▶ [CHALLENGE]: Give back the full listing, character for character, with no pictures.

▶ [SOURCE MATERIAL]:

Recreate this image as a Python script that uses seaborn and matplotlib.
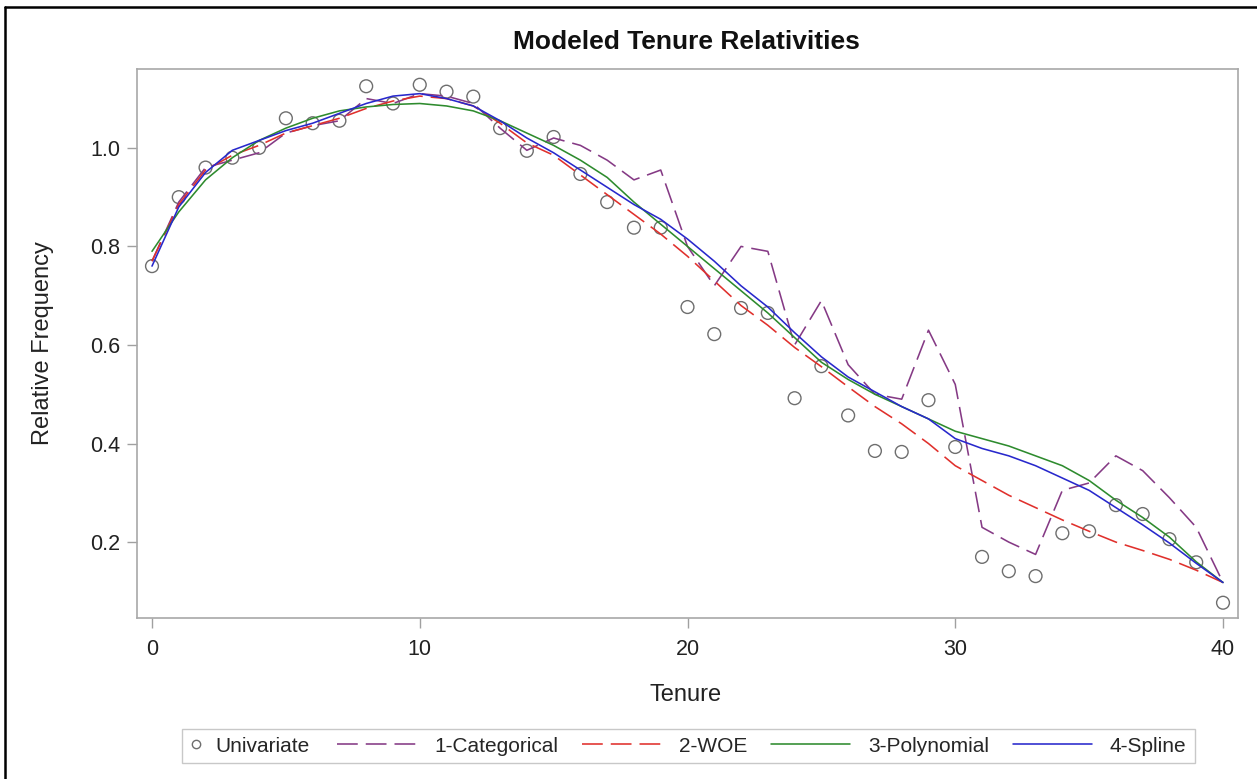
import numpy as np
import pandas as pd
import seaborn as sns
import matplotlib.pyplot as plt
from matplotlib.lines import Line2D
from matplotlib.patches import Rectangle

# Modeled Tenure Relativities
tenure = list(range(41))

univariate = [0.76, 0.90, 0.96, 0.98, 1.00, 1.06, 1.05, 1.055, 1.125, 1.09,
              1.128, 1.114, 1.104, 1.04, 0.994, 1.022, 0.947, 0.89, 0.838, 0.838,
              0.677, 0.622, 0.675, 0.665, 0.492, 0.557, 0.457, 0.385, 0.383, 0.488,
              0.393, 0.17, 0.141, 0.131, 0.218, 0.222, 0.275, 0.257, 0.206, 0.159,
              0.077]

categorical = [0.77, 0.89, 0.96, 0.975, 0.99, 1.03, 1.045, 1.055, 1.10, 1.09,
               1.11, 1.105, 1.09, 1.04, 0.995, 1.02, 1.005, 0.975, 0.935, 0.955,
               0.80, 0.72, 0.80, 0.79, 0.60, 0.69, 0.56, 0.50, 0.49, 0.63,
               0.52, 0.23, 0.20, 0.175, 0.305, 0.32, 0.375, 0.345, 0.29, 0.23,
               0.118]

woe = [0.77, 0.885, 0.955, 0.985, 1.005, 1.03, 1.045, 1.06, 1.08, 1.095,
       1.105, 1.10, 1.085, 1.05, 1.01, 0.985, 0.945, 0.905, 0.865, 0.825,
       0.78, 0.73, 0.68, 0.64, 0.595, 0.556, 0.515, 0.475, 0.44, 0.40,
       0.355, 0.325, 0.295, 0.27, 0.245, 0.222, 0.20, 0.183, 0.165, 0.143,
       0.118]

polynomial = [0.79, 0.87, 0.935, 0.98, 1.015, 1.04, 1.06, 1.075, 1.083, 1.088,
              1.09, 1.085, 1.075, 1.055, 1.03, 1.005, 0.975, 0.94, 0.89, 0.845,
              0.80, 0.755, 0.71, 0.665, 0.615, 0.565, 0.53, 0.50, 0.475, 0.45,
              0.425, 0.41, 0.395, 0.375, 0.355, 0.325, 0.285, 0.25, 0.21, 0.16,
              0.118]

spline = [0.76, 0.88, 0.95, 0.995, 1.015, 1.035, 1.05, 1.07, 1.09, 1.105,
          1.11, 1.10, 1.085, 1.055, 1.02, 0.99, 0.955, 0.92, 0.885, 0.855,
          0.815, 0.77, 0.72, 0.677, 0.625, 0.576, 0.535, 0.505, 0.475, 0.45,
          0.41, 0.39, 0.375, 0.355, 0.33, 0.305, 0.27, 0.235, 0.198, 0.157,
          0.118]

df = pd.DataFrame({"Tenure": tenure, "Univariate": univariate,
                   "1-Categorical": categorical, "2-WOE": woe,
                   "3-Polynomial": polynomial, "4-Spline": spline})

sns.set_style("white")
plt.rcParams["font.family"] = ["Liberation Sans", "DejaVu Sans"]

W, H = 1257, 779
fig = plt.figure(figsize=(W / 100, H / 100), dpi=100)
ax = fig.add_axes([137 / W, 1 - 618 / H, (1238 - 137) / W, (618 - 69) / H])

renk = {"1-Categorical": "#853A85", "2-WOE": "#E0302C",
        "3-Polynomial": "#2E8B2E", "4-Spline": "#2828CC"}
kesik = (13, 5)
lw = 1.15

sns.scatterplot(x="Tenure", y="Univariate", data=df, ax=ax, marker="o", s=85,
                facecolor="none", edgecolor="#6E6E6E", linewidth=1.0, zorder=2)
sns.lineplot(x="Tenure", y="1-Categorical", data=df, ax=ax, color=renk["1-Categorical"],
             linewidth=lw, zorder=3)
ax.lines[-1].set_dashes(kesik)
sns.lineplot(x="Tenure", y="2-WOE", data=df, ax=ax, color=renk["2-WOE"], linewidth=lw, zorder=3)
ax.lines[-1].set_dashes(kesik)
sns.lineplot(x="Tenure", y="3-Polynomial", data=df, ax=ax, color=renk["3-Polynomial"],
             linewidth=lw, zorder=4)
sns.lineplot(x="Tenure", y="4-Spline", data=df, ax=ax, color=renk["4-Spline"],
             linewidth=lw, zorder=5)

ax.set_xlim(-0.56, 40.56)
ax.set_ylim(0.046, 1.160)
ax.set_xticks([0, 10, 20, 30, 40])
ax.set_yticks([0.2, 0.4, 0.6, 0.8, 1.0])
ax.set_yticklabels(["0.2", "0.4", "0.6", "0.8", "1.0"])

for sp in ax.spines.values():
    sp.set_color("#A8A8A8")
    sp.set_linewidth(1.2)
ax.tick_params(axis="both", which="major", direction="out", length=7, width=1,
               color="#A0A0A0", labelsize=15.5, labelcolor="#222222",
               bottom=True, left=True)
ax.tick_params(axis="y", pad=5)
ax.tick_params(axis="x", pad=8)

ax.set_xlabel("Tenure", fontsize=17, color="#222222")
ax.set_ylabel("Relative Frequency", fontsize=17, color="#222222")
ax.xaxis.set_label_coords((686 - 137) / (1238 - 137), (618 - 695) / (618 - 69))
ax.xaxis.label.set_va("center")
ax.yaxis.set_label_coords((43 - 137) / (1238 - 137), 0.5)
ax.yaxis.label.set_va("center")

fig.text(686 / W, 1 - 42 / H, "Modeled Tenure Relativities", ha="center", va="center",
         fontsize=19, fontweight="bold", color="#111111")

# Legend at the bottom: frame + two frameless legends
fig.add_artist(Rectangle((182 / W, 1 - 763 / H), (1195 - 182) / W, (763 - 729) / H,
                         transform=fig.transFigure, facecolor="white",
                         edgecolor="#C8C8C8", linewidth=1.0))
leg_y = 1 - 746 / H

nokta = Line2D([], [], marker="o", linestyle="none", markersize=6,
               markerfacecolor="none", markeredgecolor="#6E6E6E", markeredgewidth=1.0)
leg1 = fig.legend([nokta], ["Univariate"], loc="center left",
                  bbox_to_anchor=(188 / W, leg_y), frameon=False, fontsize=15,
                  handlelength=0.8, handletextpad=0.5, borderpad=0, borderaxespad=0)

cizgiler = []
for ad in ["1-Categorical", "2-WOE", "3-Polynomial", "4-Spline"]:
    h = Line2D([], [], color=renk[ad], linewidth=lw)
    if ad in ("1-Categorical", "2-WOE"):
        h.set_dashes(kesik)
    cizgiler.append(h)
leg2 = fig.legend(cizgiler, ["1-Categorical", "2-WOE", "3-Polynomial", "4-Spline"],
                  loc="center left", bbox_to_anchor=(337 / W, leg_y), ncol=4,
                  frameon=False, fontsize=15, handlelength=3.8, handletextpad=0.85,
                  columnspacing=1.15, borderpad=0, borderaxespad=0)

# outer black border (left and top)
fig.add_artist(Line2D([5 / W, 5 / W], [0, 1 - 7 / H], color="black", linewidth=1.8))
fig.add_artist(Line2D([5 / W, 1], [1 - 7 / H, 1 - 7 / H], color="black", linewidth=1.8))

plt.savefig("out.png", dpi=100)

▶ [ANSWER TO THIS PROBLEM]:
Recreate this image as a Python script that uses seaborn and matplotlib.
import numpy as np
import pandas as pd
import seaborn as sns
import matplotlib.pyplot as plt
from matplotlib.lines import Line2D
from matplotlib.patches import Rectangle

# Modeled Tenure Relativities
tenure = list(range(41))

univariate = [0.76, 0.90, 0.96, 0.98, 1.00, 1.06, 1.05, 1.055, 1.125, 1.09,
              1.128, 1.114, 1.104, 1.04, 0.994, 1.022, 0.947, 0.89, 0.838, 0.838,
              0.677, 0.622, 0.675, 0.665, 0.492, 0.557, 0.457, 0.385, 0.383, 0.488,
              0.393, 0.17, 0.141, 0.131, 0.218, 0.222, 0.275, 0.257, 0.206, 0.159,
              0.077]

categorical = [0.77, 0.89, 0.96, 0.975, 0.99, 1.03, 1.045, 1.055, 1.10, 1.09,
               1.11, 1.105, 1.09, 1.04, 0.995, 1.02, 1.005, 0.975, 0.935, 0.955,
               0.80, 0.72, 0.80, 0.79, 0.60, 0.69, 0.56, 0.50, 0.49, 0.63,
               0.52, 0.23, 0.20, 0.175, 0.305, 0.32, 0.375, 0.345, 0.29, 0.23,
               0.118]

woe = [0.77, 0.885, 0.955, 0.985, 1.005, 1.03, 1.045, 1.06, 1.08, 1.095,
       1.105, 1.10, 1.085, 1.05, 1.01, 0.985, 0.945, 0.905, 0.865, 0.825,
       0.78, 0.73, 0.68, 0.64, 0.595, 0.556, 0.515, 0.475, 0.44, 0.40,
       0.355, 0.325, 0.295, 0.27, 0.245, 0.222, 0.20, 0.183, 0.165, 0.143,
       0.118]

polynomial = [0.79, 0.87, 0.935, 0.98, 1.015, 1.04, 1.06, 1.075, 1.083, 1.088,
              1.09, 1.085, 1.075, 1.055, 1.03, 1.005, 0.975, 0.94, 0.89, 0.845,
              0.80, 0.755, 0.71, 0.665, 0.615, 0.565, 0.53, 0.50, 0.475, 0.45,
              0.425, 0.41, 0.395, 0.375, 0.355, 0.325, 0.285, 0.25, 0.21, 0.16,
              0.118]

spline = [0.76, 0.88, 0.95, 0.995, 1.015, 1.035, 1.05, 1.07, 1.09, 1.105,
          1.11, 1.10, 1.085, 1.055, 1.02, 0.99, 0.955, 0.92, 0.885, 0.855,
          0.815, 0.77, 0.72, 0.677, 0.625, 0.576, 0.535, 0.505, 0.475, 0.45,
          0.41, 0.39, 0.375, 0.355, 0.33, 0.305, 0.27, 0.235, 0.198, 0.157,
          0.118]

df = pd.DataFrame({"Tenure": tenure, "Univariate": univariate,
                   "1-Categorical": categorical, "2-WOE": woe,
                   "3-Polynomial": polynomial, "4-Spline": spline})

sns.set_style("white")
plt.rcParams["font.family"] = ["Liberation Sans", "DejaVu Sans"]

W, H = 1257, 779
fig = plt.figure(figsize=(W / 100, H / 100), dpi=100)
ax = fig.add_axes([137 / W, 1 - 618 / H, (1238 - 137) / W, (618 - 69) / H])

renk = {"1-Categorical": "#853A85", "2-WOE": "#E0302C",
        "3-Polynomial": "#2E8B2E", "4-Spline": "#2828CC"}
kesik = (13, 5)
lw = 1.15

sns.scatterplot(x="Tenure", y="Univariate", data=df, ax=ax, marker="o", s=85,
                facecolor="none", edgecolor="#6E6E6E", linewidth=1.0, zorder=2)
sns.lineplot(x="Tenure", y="1-Categorical", data=df, ax=ax, color=renk["1-Categorical"],
             linewidth=lw, zorder=3)
ax.lines[-1].set_dashes(kesik)
sns.lineplot(x="Tenure", y="2-WOE", data=df, ax=ax, color=renk["2-WOE"], linewidth=lw, zorder=3)
ax.lines[-1].set_dashes(kesik)
sns.lineplot(x="Tenure", y="3-Polynomial", data=df, ax=ax, color=renk["3-Polynomial"],
             linewidth=lw, zorder=4)
sns.lineplot(x="Tenure", y="4-Spline", data=df, ax=ax, color=renk["4-Spline"],
             linewidth=lw, zorder=5)

ax.set_xlim(-0.56, 40.56)
ax.set_ylim(0.046, 1.160)
ax.set_xticks([0, 10, 20, 30, 40])
ax.set_yticks([0.2, 0.4, 0.6, 0.8, 1.0])
ax.set_yticklabels(["0.2", "0.4", "0.6", "0.8", "1.0"])

for sp in ax.spines.values():
    sp.set_color("#A8A8A8")
    sp.set_linewidth(1.2)
ax.tick_params(axis="both", which="major", direction="out", length=7, width=1,
               color="#A0A0A0", labelsize=15.5, labelcolor="#222222",
               bottom=True, left=True)
ax.tick_params(axis="y", pad=5)
ax.tick_params(axis="x", pad=8)

ax.set_xlabel("Tenure", fontsize=17, color="#222222")
ax.set_ylabel("Relative Frequency", fontsize=17, color="#222222")
ax.xaxis.set_label_coords((686 - 137) / (1238 - 137), (618 - 695) / (618 - 69))
ax.xaxis.label.set_va("center")
ax.yaxis.set_label_coords((43 - 137) / (1238 - 137), 0.5)
ax.yaxis.label.set_va("center")

fig.text(686 / W, 1 - 42 / H, "Modeled Tenure Relativities", ha="center", va="center",
         fontsize=19, fontweight="bold", color="#111111")

# Legend at the bottom: frame + two frameless legends
fig.add_artist(Rectangle((182 / W, 1 - 763 / H), (1195 - 182) / W, (763 - 729) / H,
                         transform=fig.transFigure, facecolor="white",
                         edgecolor="#C8C8C8", linewidth=1.0))
leg_y = 1 - 746 / H

nokta = Line2D([], [], marker="o", linestyle="none", markersize=6,
               markerfacecolor="none", markeredgecolor="#6E6E6E", markeredgewidth=1.0)
leg1 = fig.legend([nokta], ["Univariate"], loc="center left",
                  bbox_to_anchor=(188 / W, leg_y), frameon=False, fontsize=15,
                  handlelength=0.8, handletextpad=0.5, borderpad=0, borderaxespad=0)

cizgiler = []
for ad in ["1-Categorical", "2-WOE", "3-Polynomial", "4-Spline"]:
    h = Line2D([], [], color=renk[ad], linewidth=lw)
    if ad in ("1-Categorical", "2-WOE"):
        h.set_dashes(kesik)
    cizgiler.append(h)
leg2 = fig.legend(cizgiler, ["1-Categorical", "2-WOE", "3-Polynomial", "4-Spline"],
                  loc="center left", bbox_to_anchor=(337 / W, leg_y), ncol=4,
                  frameon=False, fontsize=15, handlelength=3.8, handletextpad=0.85,
                  columnspacing=1.15, borderpad=0, borderaxespad=0)

# outer black border (left and top)
fig.add_artist(Line2D([5 / W, 5 / W], [0, 1 - 7 / H], color="black", linewidth=1.8))
fig.add_artist(Line2D([5 / W, 1], [1 - 7 / H, 1 - 7 / H], color="black", linewidth=1.8))

plt.savefig("out.png", dpi=100)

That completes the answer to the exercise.